报告地点:腾讯会议ID:987 727 704
报告时间:2022-05-13 从 10:30 到 12:00
报告人:裘鸿瑞(麻省理工学院)
报告人简介:
裘鸿瑞,2013年于中国科学技术大学获得本科学士学位,郭沫若奖学金获得者,2019年博士毕业于美国南加州大学,后分别于美国莱斯大学和麻省理工学院任博士后职位。主要研究方向包括基于背景噪声的面波成像和监测、基于密集台阵技术对断裂带进行多尺度成像和监测、以及机器学习在速度模型反演和评估中的应用。近五年,在PNAS, GRL, JGR, GJI等杂志发表论文共17篇,其中一作/通讯作者论文8篇,并荣获2021年AGU优秀审稿人奖。
报告题目:Imaging and Monitoring Internal Structures of San Jacinto Fault Zones in Southern California
报告内容简介
The San Jacinto Fault Zone (SJFZ) is a component of the San Andreas transform system, the most seismically active fault zone in southern California, and accommodates a large portion of the plate motion in the region. Paleoseismic and historic records indicate that the SJFZ is capable of producing Mw > 7 earthquakes and poses a significant seismic hazard to large urban areas nearby.
Fault zone structures contain important information on various aspects of earthquake and fault mechanics ranging from long-term evolutionary processes to brittle rock rheology and dynamic stress fields operating during the occurrence of earthquakes. Thus, in the first part of this talk, we image the internal structure of the SJFZ using seismograms recorded by dense linear arrays (with station spacing < 100 m) crossing the surface trace of the fault. Analyses of fault zone head waves, delay times of P wave, and fault zone trapped waves illuminate the fault zone internal structure as a combination of an impedance contrast and low-velocity zones. The resulting high-resolution fault zone image (e.g., cross-fault velocity contrast, fault zone geometry, and attenuation), in complement to regional tomographic models with a nominal resolution of 1-2 km, can have profound implications for seismic hazard assessment associated with the SJFZ.

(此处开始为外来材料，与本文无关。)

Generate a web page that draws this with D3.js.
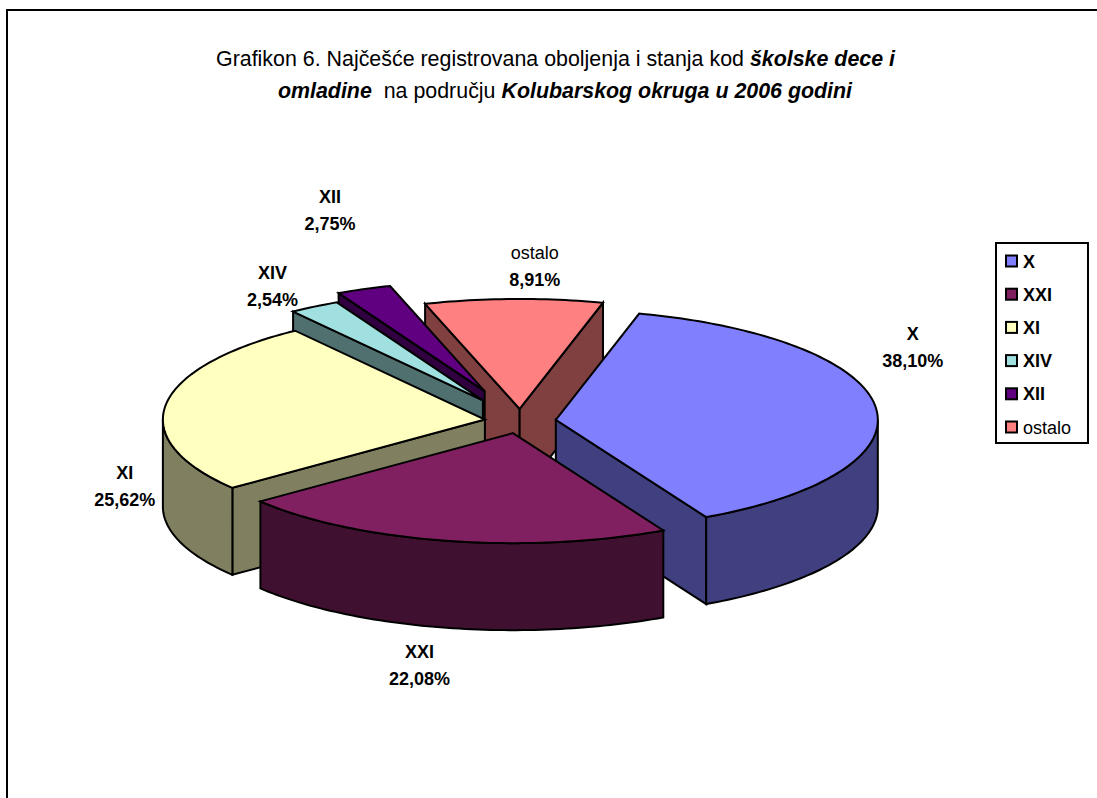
<!DOCTYPE html>
<html>
<head>
<meta charset="utf-8">
<script src="https://cdn.jsdelivr.net/npm/d3@7"></script>
<style>
    body { margin: 0; background: #fff; }
    svg { display: block; }
    text { font-family: "Liberation Sans", Arial, sans-serif; fill: #000; }
</style>
</head>
<body>
<svg id="chart" width="1097" height="798"></svg>
<script>
const categories = ['X', 'XXI', 'XI', 'XIV', 'XII', 'ostalo'];
const values = [38.10, 22.08, 25.62, 2.54, 2.75, 8.91];
const valueLabels = ['38,10%', '22,08%', '25,62%', '2,54%', '2,75%', '8,91%'];
const boldNames = [true, true, true, true, true, false];
const explode = [0.111, 0.111, 0.111, 0.222, 0.295, 0.111];
const colors = ['#8080ff', '#802060', '#ffffc0', '#a0e0e0', '#600080', '#ff8080'];
const drawOrder = ['ostalo', 'XII', 'XIV', 'XI', 'X', 'XXI'];

// label offset from the rim point of each slice
const labelNudge = [[37, -61], [-27, 124], [-41, 81], [-42, -21], [-34, -79], [21, -33]];

const width = 1097, height = 798;
const center = { x: 520.3, y: 421.2 };
const rx = 322, ry = 110, depth = 87;
const firstAngle = 15 * Math.PI / 180;

const svg = d3.select('#chart');

// frame runs off the right and bottom of the picture
svg.append('rect')
    .attr('x', 7).attr('y', 10)
    .attr('width', width + 20).attr('height', height + 20)
    .attr('fill', '#fff').attr('stroke', '#000').attr('stroke-width', 2);

// title
const title = svg.append('text').attr('font-size', 21.4).attr('text-anchor', 'middle');
const line1 = title.append('tspan').attr('x', 555.5).attr('y', 66);
line1.append('tspan').text('Grafikon 6. Najčešće registrovana oboljenja i stanja kod ');
line1.append('tspan').attr('font-weight', 'bold').attr('font-style', 'italic').text('školske dece i');
const line2 = title.append('tspan').attr('x', 565).attr('y', 98);
line2.append('tspan').attr('font-weight', 'bold').attr('font-style', 'italic').text('omladine');
line2.append('tspan').text('  na području ').attr('xml:space', 'preserve');
line2.append('tspan').attr('font-weight', 'bold').attr('font-style', 'italic').text('Kolubarskog okruga u 2006 godini');

// pie angles, clockwise from the top
const pie = d3.pie().sort(null).value((d) => d.value)
    .startAngle(firstAngle).endAngle(firstAngle + 2 * Math.PI);

const slices = pie(categories.map((name, i) => ({
    name: name,
    value: values[i],
    label: valueLabels[i],
    bold: boldNames[i],
    explode: explode[i],
    color: colors[i],
    nudge: labelNudge[i]
}))).map((s) => {
    const mid = (s.startAngle + s.endAngle) / 2;
    return {
        ...s,
        mid: mid,
        apex: {
            x: center.x + s.data.explode * rx * Math.sin(mid),
            y: center.y - s.data.explode * ry * Math.cos(mid)
        }
    };
});

function rim(s, a) {
    return [s.apex.x + rx * Math.sin(a), s.apex.y - ry * Math.cos(a)];
}
function arcPoints(s, a0, a1) {
    const n = Math.max(2, Math.ceil((a1 - a0) / 0.02));
    return d3.range(n + 1).map((i) => rim(s, a0 + (a1 - a0) * i / n));
}
const down = (p) => [p[0], p[1] + depth];
const path = d3.line();
const wallColor = (c) => {
    const r = d3.rgb(c);
    return d3.rgb(r.r / 2, r.g / 2, r.b / 2).formatHex();
};

const pieGroup = svg.append('g')
    .attr('stroke', '#000').attr('stroke-width', 2).attr('stroke-linejoin', 'miter');

function drawPoly(pts, fill) {
    pieGroup.append('path').attr('d', path(pts) + 'Z').attr('fill', fill);
}

drawOrder.forEach((name) => {
    const s = slices.find((d) => d.data.name === name);
    const apex = [s.apex.x, s.apex.y];
    const wall = wallColor(s.data.color);

    // radial walls, only the ones facing the viewer
    if (Math.sin(s.startAngle) < 0) {
        const p = rim(s, s.startAngle);
        drawPoly([apex, p, down(p), down(apex)], wall);
    }
    if (Math.sin(s.endAngle) > 0) {
        const p = rim(s, s.endAngle);
        drawPoly([apex, p, down(p), down(apex)], wall);
    }

    // outer wall, front half of the ellipse only
    [[Math.PI / 2, 3 * Math.PI / 2]].forEach((front) => {
        const a0 = Math.max(s.startAngle, front[0]);
        const a1 = Math.min(s.endAngle, front[1]);
        if (a1 > a0) {
            const top = arcPoints(s, a0, a1);
            drawPoly(top.concat(top.map(down).reverse()), wall);
        }
    });

    // top face
    drawPoly([apex].concat(arcPoints(s, s.startAngle, s.endAngle)), s.data.color);
});

// data labels
const labels = svg.append('g').attr('font-size', 18).attr('text-anchor', 'middle');
slices.forEach((s) => {
    const p = rim(s, s.mid);
    const x = p[0] + s.data.nudge[0], y = p[1] + s.data.nudge[1];
    labels.append('text').attr('x', x).attr('y', y - 7)
        .attr('font-weight', s.data.bold ? 'bold' : 'normal').text(s.data.name);
    labels.append('text').attr('x', x).attr('y', y + 20)
        .attr('font-weight', 'bold').text(s.data.label);
});

// legend
const legend = svg.append('g');
legend.append('rect')
    .attr('x', 996).attr('y', 243).attr('width', 92).attr('height', 200)
    .attr('fill', '#fff').attr('stroke', '#000').attr('stroke-width', 2);
const legendY = d3.scalePoint().domain(categories).range([261, 427]);
const items = legend.selectAll('g').data(slices).enter().append('g')
    .attr('transform', (d) => 'translate(0,' + legendY(d.data.name) + ')');
items.append('rect')
    .attr('x', 1006).attr('y', -5.5).attr('width', 11).attr('height', 11)
    .attr('fill', (d) => d.data.color).attr('stroke', '#000').attr('stroke-width', 2);
items.append('text')
    .attr('x', 1023).attr('y', 6.5).attr('font-size', 18)
    .attr('font-weight', (d) => d.data.bold ? 'bold' : 'normal')
    .text((d) => d.data.name);
</script>
</body>
</html>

Measuring velocity changes within seismically active fault zones, particularly at depth, has been a long-sought goal of seismology. In the second part of this talk, we study temporal changes in seismic velocities associated with a moderate (Mw 5.2) earthquake that occurred in the SJFZ. Coda waves in daily cross-correlations of ambient noise recorded by two dense linear arrays close to the epicenter are used to estimate the co- and post-seismic structural perturbations in the fault zone. The high-resolution 4-D imaging of the internal structure of the SJFZ provides extra constraints for better simulations of dynamic rupture and ground motion for future earthquakes on the SJFZ.